Customers Win From Better Tech for Frontline Staff
Business technology leaders in energy, shipping and student services discuss the benefits of a truly mobile enterprise.
The demands of modern business require frontline workers to be able to do more ‘in the field’, and as business technology leaders are discovering, this benefits the customer, the employee and the organization. Providing information, notifications, compliance and communications has, for years, been reliant on a visit back to the office or a central point. Mobile technology, and in particular mobile applications, no longer requires time-consuming trips back and forth to an office, to essentially use a PC.
“We have got to make business decisions quicker and to cut cycle times,” says Rachel Scully, Geoscience Technology Leader with global oil firm Shell. The geophysicist leads the development and deployment of specialist scientific technologies for field forces looking for new deposits of carbon to extract and turn into fuels. “We have gone from projects that take months and months to weeks,” she says of the demand to increase the pace of the business. Andy Ashwell, Group Information Director at Inchcape Shipping Services agrees with Scully. “Sixty percent of our employees have an element of remote working,” he says of the port agency business that operates in ports in 60 nations.
Field working has become an essential part of many businesses, and not just heavy industries like oil and shipping, Jeremy Ehlers, CIO with Unite Students provides housing services to students in the UK, and has a similar demand to provide technology that helps workers to do more on-site. “It was only six years ago that we were taking a student contract on paper, now that is a fully digitized service.”
Customer Benefit
All three technology leaders reveal that improving customer care is the core reason for greater staff mobility. “Technology's role is to make staff as efficient as possible, but that means they are then interacting with the students more,” Ehlers says, adding that mobile technology provides services for student wellbeing, through to maintenance.
Improving the customer experience through greater service in the field is benefiting the business too at both Inchcape and Unite. “The customer benefits from greater transparency and real-time updates,” says Ashwell at Inchcape Shipping Services. “This then aids the customer in their decision making, as that information is critical, so our field force is optimizing their business.” Inchcape is now able to offer its clients benchmarking services as a result of enhanced field services. Scully says a similar demand exists at Shell, especially as the business looks to transition to new cleaner forms of energy.
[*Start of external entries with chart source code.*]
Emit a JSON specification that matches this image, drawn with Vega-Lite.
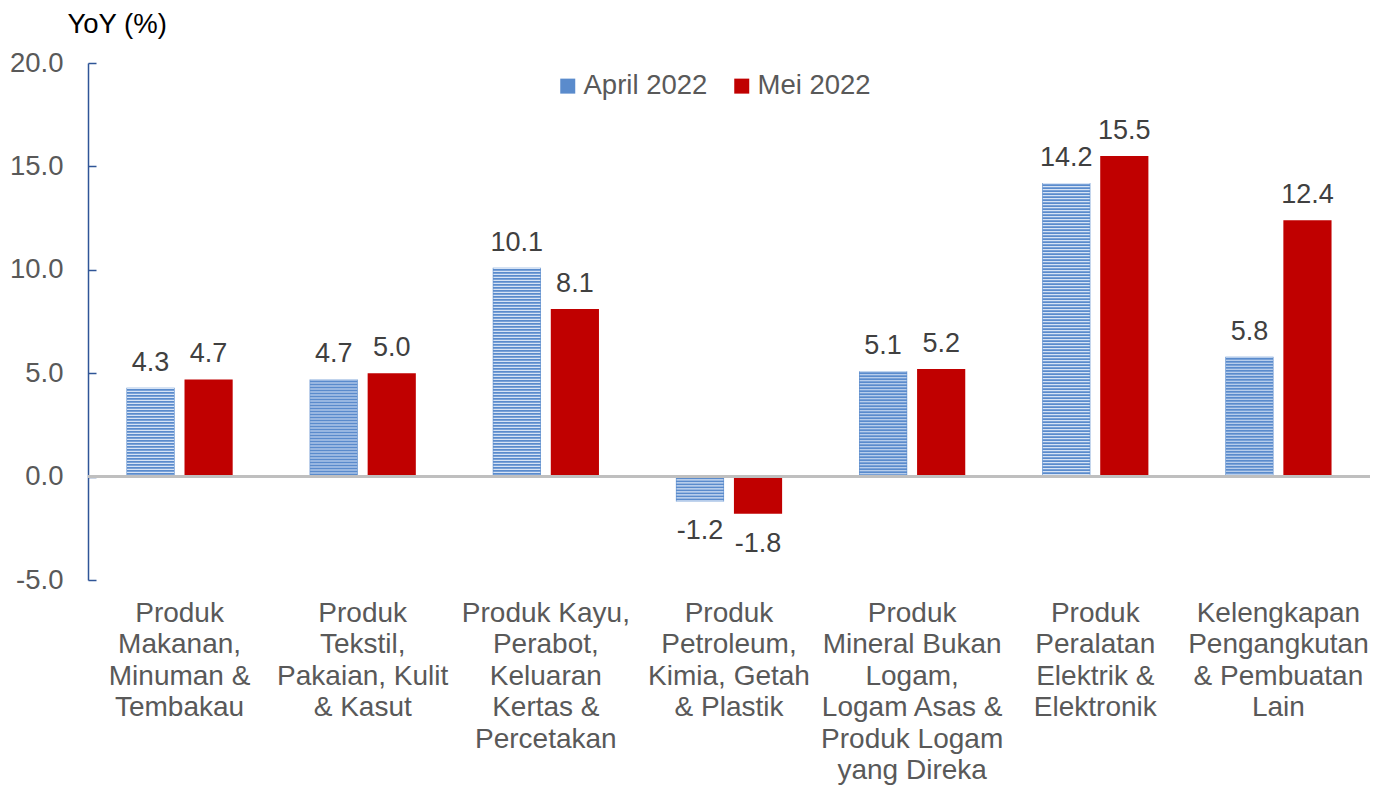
{
  "$schema": "https://vega.github.io/schema/vega-lite/v6.json",
  "width": 1282,
  "height": 517,
  "autosize": {"type": "none"},
  "padding": {"left": 88, "top": 63, "right": 12, "bottom": 210},
  "background": "white",
  "config": {
    "view": {"stroke": null},
    "font": "Liberation Sans",
    "text": {"font": "Liberation Sans"},
    "locale": {"number": {"decimal": ".", "thousands": ",", "grouping": [3], "currency": ["$", ""], "minus": "-"}}
  },
  "data": {
    "values": [
      {"cat": "Produk|Makanan,|Minuman &|Tembakau", "series": "April 2022", "value": 4.3},
      {"cat": "Produk|Makanan,|Minuman &|Tembakau", "series": "Mei 2022", "value": 4.7},
      {"cat": "Produk|Tekstil,|Pakaian, Kulit|& Kasut", "series": "April 2022", "value": 4.7},
      {"cat": "Produk|Tekstil,|Pakaian, Kulit|& Kasut", "series": "Mei 2022", "value": 5.0},
      {"cat": "Produk Kayu,|Perabot,|Keluaran|Kertas &|Percetakan", "series": "April 2022", "value": 10.1},
      {"cat": "Produk Kayu,|Perabot,|Keluaran|Kertas &|Percetakan", "series": "Mei 2022", "value": 8.1},
      {"cat": "Produk|Petroleum,|Kimia, Getah|& Plastik", "series": "April 2022", "value": -1.2},
      {"cat": "Produk|Petroleum,|Kimia, Getah|& Plastik", "series": "Mei 2022", "value": -1.8},
      {"cat": "Produk|Mineral Bukan|Logam,|Logam Asas &|Produk Logam|yang Direka", "series": "April 2022", "value": 5.1},
      {"cat": "Produk|Mineral Bukan|Logam,|Logam Asas &|Produk Logam|yang Direka", "series": "Mei 2022", "value": 5.2},
      {"cat": "Produk|Peralatan|Elektrik &|Elektronik", "series": "April 2022", "value": 14.2},
      {"cat": "Produk|Peralatan|Elektrik &|Elektronik", "series": "Mei 2022", "value": 15.5},
      {"cat": "Kelengkapan|Pengangkutan|& Pembuatan|Lain", "series": "April 2022", "value": 5.8},
      {"cat": "Kelengkapan|Pengangkutan|& Pembuatan|Lain", "series": "Mei 2022", "value": 12.4}
    ]
  },
  "encoding": {
    "x": {
      "field": "cat",
      "type": "nominal",
      "sort": null,
      "scale": {"paddingInner": 0.42, "paddingOuter": 0.21},
      "axis": {
        "title": null,
        "orient": "bottom",
        "domain": false,
        "ticks": false,
        "labelAngle": 0,
        "labelExpr": "split(datum.label, '|')",
        "labelFont": "Liberation Sans",
        "labelFontSize": 28,
        "labelColor": "#595959",
        "labelLineHeight": 31.5,
        "labelBaseline": "top",
        "labelPadding": 19,
        "labelLimit": 300
      }
    },
    "xOffset": {
      "field": "series",
      "type": "nominal",
      "sort": ["April 2022", "Mei 2022"],
      "scale": {"paddingInner": 0.17, "paddingOuter": 0}
    },
    "y": {
      "field": "value",
      "type": "quantitative",
      "scale": {"domain": [-5, 20], "nice": false, "zero": false},
      "axis": {
        "title": "YoY (%)",
        "titleAngle": 0,
        "titleAlign": "left",
        "titleBaseline": "alphabetic",
        "titleX": -21,
        "titleY": -31,
        "titleFont": "Liberation Sans",
        "titleFontSize": 27.5,
        "titleFontWeight": "normal",
        "titleColor": "#000000",
        "values": [-5, 0, 5, 10, 15, 20],
        "format": ".1f",
        "grid": false,
        "domainColor": "#2F5597",
        "domainWidth": 1.5,
        "tickColor": "#2F5597",
        "tickWidth": 1.5,
        "tickSize": -8,
        "labelFont": "Liberation Sans",
        "labelFontSize": 27.5,
        "labelColor": "#595959",
        "labelPadding": 33
      }
    }
  },
  "layer": [
    {
      "mark": {"type": "bar", "strokeWidth": 1},
      "encoding": {
        "color": {
          "field": "series",
          "type": "nominal",
          "sort": ["April 2022", "Mei 2022"],
          "scale": {"domain": ["April 2022", "Mei 2022"], "range": ["#5A8BCC", "#C00000"]},
          "legend": {
            "title": null,
            "orient": "none",
            "direction": "horizontal",
            "legendX": 466,
            "legendY": 9,
            "symbolType": "square",
            "symbolSize": 225,
            "symbolStrokeWidth": 0,
            "labelFont": "Liberation Sans",
            "labelFontSize": 27.5,
            "labelColor": "#595959",
            "labelOffset": 2,
            "columnPadding": 20,
            "padding": 0
          }
        },
        "y2": {"datum": 0}
      }
    },
    {
      "transform": [{"filter": "datum.series === 'April 2022'"}],
      "mark": {"type": "rule", "color": "#D6E3F5", "strokeWidth": 47, "strokeDash": [1.2, 1.8], "strokeCap": "butt"},
      "encoding": {"y2": {"datum": 0}}
    },
    {
      "mark": {"type": "rule", "color": "#BFBFBF", "strokeWidth": 2.5},
      "encoding": {"y": {"datum": 0}, "x": null, "xOffset": null}
    },
    {
      "transform": [{"filter": "datum.value >= 0"}],
      "mark": {"type": "text", "baseline": "alphabetic", "dy": -17, "fontSize": 27, "color": "#404040", "font": "Liberation Sans"},
      "encoding": {"text": {"field": "value", "type": "quantitative", "format": ".1f"}}
    },
    {
      "transform": [{"filter": "datum.value < 0"}],
      "mark": {"type": "text", "baseline": "alphabetic", "dy": 38, "fontSize": 27, "color": "#404040", "font": "Liberation Sans"},
      "encoding": {"text": {"field": "value", "type": "quantitative", "format": ".1f"}}
    }
  ]
}
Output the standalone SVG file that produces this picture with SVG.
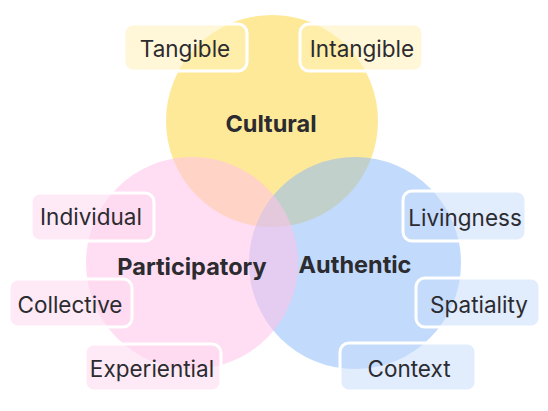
<svg xmlns="http://www.w3.org/2000/svg" width="548" height="411" viewBox="0 0 548 411">
<style>
.t{font-family:Inter,"Liberation Sans",sans-serif;font-size:22.5px;fill:#2b2b30;text-anchor:middle}
.b{font-family:Inter,"Liberation Sans",sans-serif;font-size:23.5px;font-weight:700;fill:#2b2b30;text-anchor:middle}
.tag{stroke:#fff;stroke-width:3}
.ty{fill:#FFF0B8;fill-opacity:.55}
.tp{fill:#FDD8EF;fill-opacity:.55}
.tb{fill:#C8DCFB;fill-opacity:.55}
</style>
<rect width="548" height="411" fill="#fff"/>
<g id="circles">
<circle id="cultural" cx="272" cy="121" r="106" fill="#FEE999"/>
<circle id="authentic" cx="355" cy="263" r="106" fill="#8CB9F7" fill-opacity="0.53"/>
<circle id="participatory" cx="192" cy="263" r="106" fill="#FFC3EA" fill-opacity="0.56"/>
</g>
<g id="labels">
<text class="b" x="271" y="132">Cultural</text>
<text class="b" x="192" y="275">Participatory</text>
<text class="b" x="355" y="273">Authentic</text>
</g>
<g id="tangible"><rect class="tag ty" x="124" y="24" width="123" height="47" rx="9"/><text class="t" x="185" y="57">Tangible</text></g>
<g id="intangible"><rect class="tag ty" x="300" y="24" width="123" height="47" rx="9"/><text class="t" x="362" y="57">Intangible</text></g>
<g id="individual"><rect class="tag tp" x="31" y="193" width="123" height="48" rx="9"/><text class="t" x="91" y="225">Individual</text></g>
<g id="collective"><rect class="tag tp" x="9" y="279" width="123" height="48" rx="9"/><text class="t" x="70" y="313">Collective</text></g>
<g id="experiential"><rect class="tag tp" x="85" y="344" width="136" height="47" rx="9"/><text class="t" x="152" y="377">Experiential</text></g>
<g id="livingness"><rect class="tag tb" x="403" y="191" width="123" height="50" rx="9"/><text class="t" x="465" y="226">Livingness</text></g>
<g id="spatiality"><rect class="tag tb" x="416" y="278" width="124" height="49" rx="9"/><text class="t" x="479" y="313">Spatiality</text></g>
<g id="context"><rect class="tag tb" x="340" y="343" width="136" height="48" rx="9"/><text class="t" x="409" y="377">Context</text></g>
<g id="connectors"/>
</svg>
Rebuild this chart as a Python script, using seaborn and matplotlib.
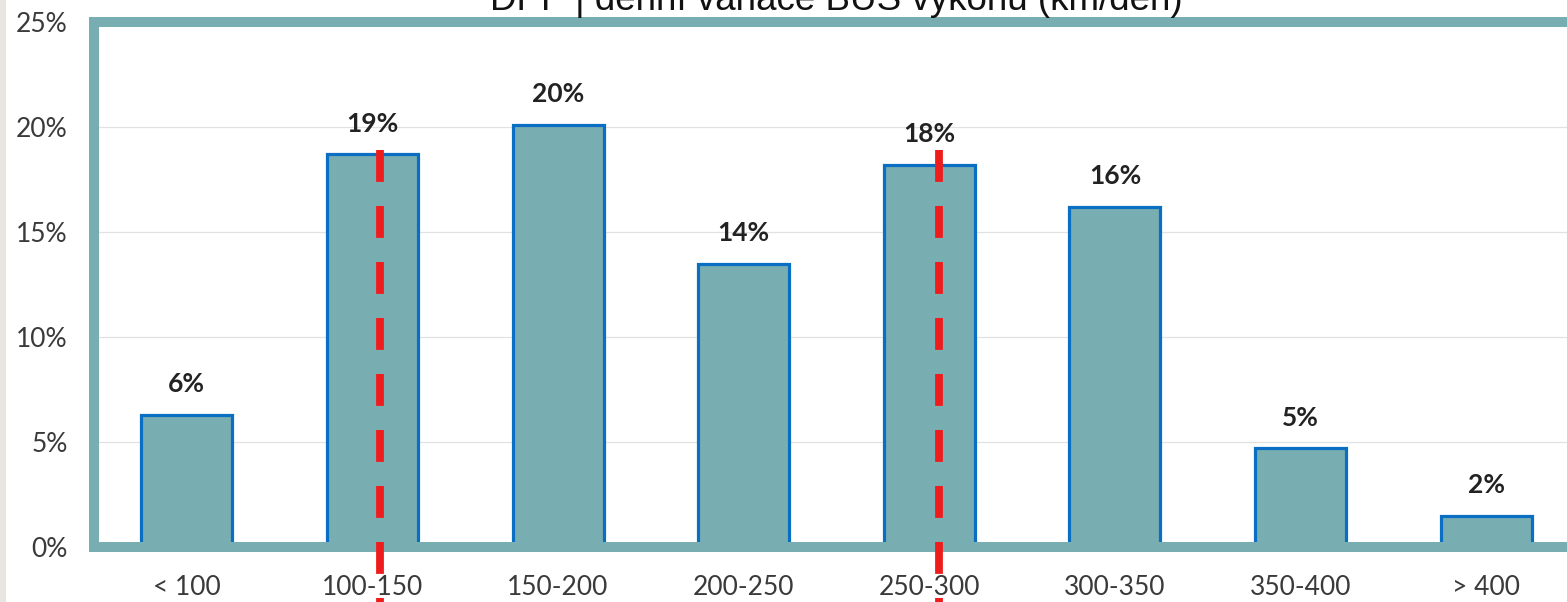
import matplotlib
matplotlib.use("Agg")
import matplotlib.pyplot as plt
from matplotlib.patches import Rectangle
from matplotlib.ticker import FuncFormatter, MultipleLocator
import seaborn as sns
import pandas as pd

# ---- data ----
categories = ["< 100", "100-150", "150-200", "200-250", "250-300", "300-350", "350-400", "> 400"]
shares = [6.3, 18.7, 20.1, 13.5, 18.2, 16.2, 4.7, 1.5]   # percent
marker_x = [1.04, 4.05]        # red dashed markers (category-axis units)
marker_top = [18.9, 18.9]      # percent
title = "DPP | denní variace BUS výkonu (km/den)"

# ---- style ----
sns.set_theme(style="white")
plt.rcParams["font.family"] = ["Lato", "DejaVu Sans"]

teal = "#78AEB2"
edge_blue = "#0A6FC2"
W, H = 1567, 602
fig = plt.figure(figsize=(W / 100, H / 100), dpi=100)
fig.patch.set_facecolor("white")
fig.patches.append(Rectangle((0, 0), 6 / W, 1, transform=fig.transFigure,
                             facecolor="#e9e5e0", edgecolor="none", zorder=0))

ax = fig.add_axes([94 / W, 55 / H, (1579 - 94) / W, (547 - 22) / H])

df = pd.DataFrame({"cat": categories, "share": shares})
sns.barplot(data=df, x="cat", y="share", order=categories, color=teal,
            saturation=1, edgecolor=edge_blue, linewidth=2.3, width=0.49, ax=ax, zorder=2)

ax.set_xlim(-0.5, 7.5)
ax.set_ylim(0, 25)
ax.yaxis.set_major_locator(MultipleLocator(5))
ax.yaxis.set_major_formatter(FuncFormatter(lambda v, p: f"{v:.0f}%"))
ax.set_xlabel("")
ax.set_ylabel("")
ax.grid(axis="y", color="#e2e2e2", linewidth=0.9, zorder=0)
ax.set_axisbelow(True)

for side in ["left", "top", "bottom"]:
    ax.spines[side].set_visible(True)
    ax.spines[side].set_color(teal)
    ax.spines[side].set_linewidth(7.2)
ax.spines["right"].set_visible(False)

ax.tick_params(axis="y", length=0, pad=19, labelsize=19, labelcolor="#3a3a3a")
ax.tick_params(axis="x", length=0, pad=20, labelsize=19, labelcolor="#3a3a3a")

# value labels
for i, v in enumerate(shares):
    ax.annotate(f"{v:.0f}%", xy=(i, v), xytext=(0, 22), textcoords="offset points",
                ha="center", va="center", fontsize=19, fontweight="bold", color="#222222")

# red dashed markers (drawn top-down so the dash pattern starts at the top)
for mx, mt in zip(marker_x, marker_top):
    ax.vlines(mx, mt, -3, colors="#EE1C1C", linewidth=5.6,
              linestyles=(0, (4.1, 3.1)), clip_on=False, zorder=5)

fig.text((94 + 1579) / 2 / W, 1 - 10 / H, title, ha="center", va="baseline",
         fontsize=26.5, family=["Liberation Sans", "DejaVu Sans"], color="#111111")

fig.savefig("out.png", dpi=100)
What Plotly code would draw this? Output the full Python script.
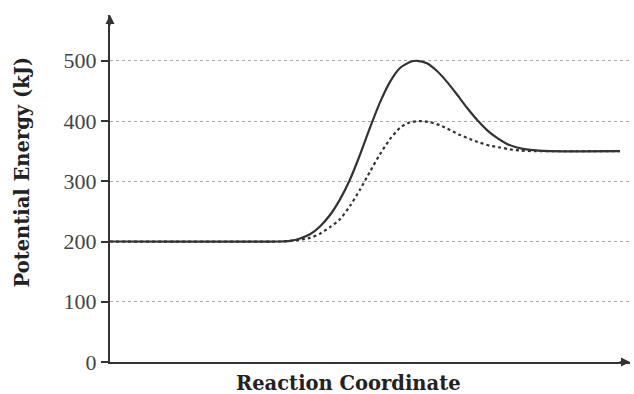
import plotly.graph_objects as go

# Reaction coordinate (arbitrary units) and potential energy (kJ)
x_uncat = [0, 170, 180, 190, 200, 210, 220, 230, 240, 250, 260, 270, 280, 290, 300, 307,
           317, 327, 337, 347, 357, 367, 377, 387, 397, 407, 420, 440, 510]
e_uncat = [200, 200, 201, 205, 212, 225, 244, 270, 303, 344, 389, 431, 465, 488, 498, 500,
           496, 483, 465, 444, 422, 402, 385, 372, 362, 356, 352, 350, 350]

x_cat = [0, 170, 180, 190, 200, 210, 220, 230, 240, 250, 260, 270, 280, 290, 300, 310,
         320, 330, 340, 350, 360, 370, 380, 390, 400, 410, 425, 510]
e_cat = [200, 200, 201, 203, 206, 213, 224, 237, 259, 286, 316, 345, 370, 389, 398, 400,
         398, 393, 385, 377, 370, 364, 359, 356, 353, 351, 350, 350]

y_ticks = [0, 100, 200, 300, 400, 500]

fig = go.Figure()
fig.add_trace(go.Scatter(x=x_cat, y=e_cat, mode="lines",
                         line=dict(color="#333", width=2.2, dash="dot", shape="spline", smoothing=0.6),
                         showlegend=False, hoverinfo="skip"))
fig.add_trace(go.Scatter(x=x_uncat, y=e_uncat, mode="lines",
                         line=dict(color="#333", width=2.2, shape="spline", smoothing=0.6),
                         showlegend=False, hoverinfo="skip"))

serif = "Liberation Serif, Times New Roman, serif"
title_font = "DejaVu Serif, serif"

fig.update_layout(
    width=634, height=394,
    margin=dict(l=110, r=4, t=15, b=32),
    plot_bgcolor="white", paper_bgcolor="white",
    xaxis=dict(range=[0, 520], showgrid=False, zeroline=False, showticklabels=False,
               showline=True, linecolor="#333", linewidth=2, ticks=""),
    yaxis=dict(range=[0, 576], tickvals=y_ticks, ticks="outside", ticklen=7, tickwidth=1.5,
               tickcolor="#333", showline=True, linecolor="#333", linewidth=2,
               showgrid=True, gridcolor="#aaa", griddash="dot", gridwidth=1, zeroline=False,
               tickfont=dict(family=serif, size=22, color="#444")),
    font=dict(family=serif),
)

# axis titles
fig.add_annotation(text="<b>Potential Energy (kJ)</b>", xref="paper", yref="paper",
                   x=0, y=0.5, xanchor="center", yanchor="middle", xshift=-88, yshift=16,
                   textangle=-90, showarrow=False,
                   font=dict(family=title_font, size=19.5, color="#222"))
fig.add_annotation(text="<b>Reaction Coordinate</b>", xref="paper", yref="paper",
                   x=0.458, y=0, xanchor="center", yanchor="middle", yshift=-21, showarrow=False,
                   font=dict(family=title_font, size=19.5, color="#222"))

# axis arrows
fig.add_annotation(x=0, y=1, xref="paper", yref="paper", ax=0, ay=12, axref="pixel", ayref="pixel",
                   showarrow=True, arrowhead=2, arrowsize=1.2, arrowwidth=1.5, arrowcolor="#333", text="")
fig.add_annotation(x=1, y=0, xref="paper", yref="paper", ax=-12, ay=0,
                   showarrow=True, arrowhead=2, arrowsize=1.2, arrowwidth=1.5, arrowcolor="#333", text="")

fig.write_html("out.html")
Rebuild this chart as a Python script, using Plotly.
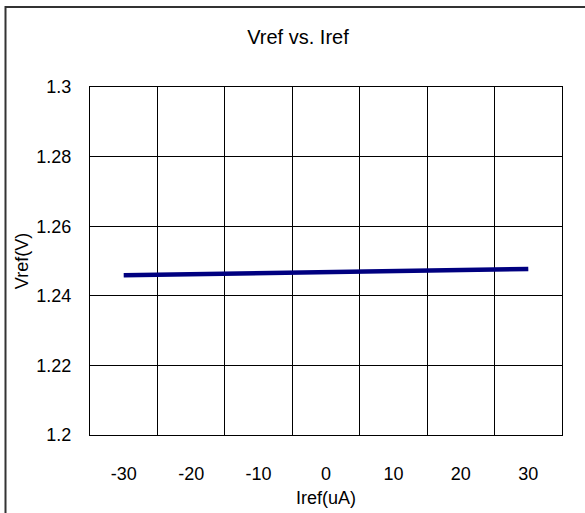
import plotly.graph_objects as go

iref_labels = ["-30", "-20", "-10", "0", "10", "20", "30"]
vref_values = [1.2459, 1.2462, 1.2465, 1.2468, 1.2471, 1.2474, 1.2477]
y_ticks = [1.2, 1.22, 1.24, 1.26, 1.28, 1.3]
y_tick_text = ["1.2", "1.22", "1.24", "1.26", "1.28", "1.3"]

W, H = 585, 513
L, R, T, B = 90, 23, 87, 78
pw, ph = W - L - R, H - T - B

FONT = "Liberation Sans, Arial, sans-serif"

fig = go.Figure()
fig.add_trace(go.Scatter(
    x=iref_labels, y=vref_values, mode="lines",
    line=dict(color="#000080", width=4.5),
    showlegend=False, hoverinfo="x+y",
))

fig.update_layout(
    width=W, height=H,
    margin=dict(l=L, r=R, t=T, b=B, autoexpand=False),
    paper_bgcolor="white", plot_bgcolor="white",
    font=dict(family=FONT, size=18, color="black"),
    title=dict(text="Vref vs. Iref", x=298 / W, xref="container", xanchor="center",
               y=1 - 37 / H, yref="container", yanchor="middle",
               font=dict(size=20, family=FONT, color="black")),
    xaxis=dict(
        type="category", tickson="boundaries", range=[-0.5, 6.5],
        showgrid=True, gridcolor="black", gridwidth=1,
        showline=True, linecolor="black", linewidth=1, mirror=True,
        ticks="", ticklabelstandoff=22,
        tickfont=dict(size=18),
        title=dict(text="Iref(uA)", standoff=8, font=dict(size=18)),
        zeroline=False, fixedrange=True, automargin=False,
    ),
    yaxis=dict(
        range=[1.2, 1.3], tickvals=y_ticks, ticktext=y_tick_text,
        showgrid=True, gridcolor="black", gridwidth=1,
        showline=True, linecolor="black", linewidth=1, mirror=True,
        ticks="", ticklabelstandoff=14,
        tickfont=dict(size=18),
        title=dict(text="Vref(V)", standoff=3, font=dict(size=18)),
        zeroline=False, fixedrange=True, automargin=False,
    ),
)

# outer chart border (only top/left visible in the cropped reference)
fig.add_shape(type="rect", xref="paper", yref="paper",
              x0=(5.5 - L) / pw, x1=1.2, y0=-0.4, y1=(H - B - 7) / ph,
              line=dict(color="#333333", width=2), layer="above")

fig.write_html("out.html", config={"displayModeBar": False},
               post_script="document.body.style.margin='0px';")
Ehlers adds that having staff spend more time with the students creates a great experience for the student tenant, and results in them booking with Unite for years two and three of their academic careers, benefiting the business. “They are young adults, and it is a scary time, especially at present, and we don’t want our staff feeling they are beholden to outdated back-office functions. So we need to ensure that the technology is complementary to making the difficult simple and the simple invisible,” he says.
A consistency in service benefits the customer and the organization too, and all three business technology leaders agree that field force technology is enabling uniformity and improvements. “The support services that we offer are vital in areas like the workflow,” says Scully at Shell, adding that her scientists are using complicated technology, so any consistency allows them to concentrate on “doing their job” and not the technology and tools. Ashwell at Inchcape adds that in his organization he is looking to create a consistency in the data collected. Inchcape deals with a diversity in clients and vessels, for example a cruise ship docking in Greece has different needs to an oil tanker in a US port, but some consistency exists, and his field force technologies are tracking this and benefiting the international organization.
Implementation Success
“You need to form a technology user group so you have people that will push the technology and take risks which can then be quickly fed back into the organization,” says Scully at Shell. She and her team have formed these user groups and benefited from incisive feedback from the field.
“You cannot underestimate the benefit of tapping into the front line staff and really understanding what will make a difference to them,” adds Ehlers at Unite Students. In his organization they realized that team members were having to tick a myriad of checks when reviewing a room when it was vacated, and made the simple change to the mobile application of everything is pre-ticked and then the team member unticks the issues that need to be followed up on. “You really have to study the workflows of what your people do and build from that.”
Ashwell at Inchcape deployed a new estate of mobile technologies, in partnership with OutSystems, in a major modernization program. The CIO says a strong focus on prioritization is required. “There is always a lot of demand to eliminate old technologies and processes with new field force technology, but you cannot do it all at once; so focus on what can be done and what will deliver the biggest bang for buck, and be ruthless at seeing it through. OutSystems has been amazing, as it allowed us to deliver the local port system in just four months and to have a micro-services layer as part of that.”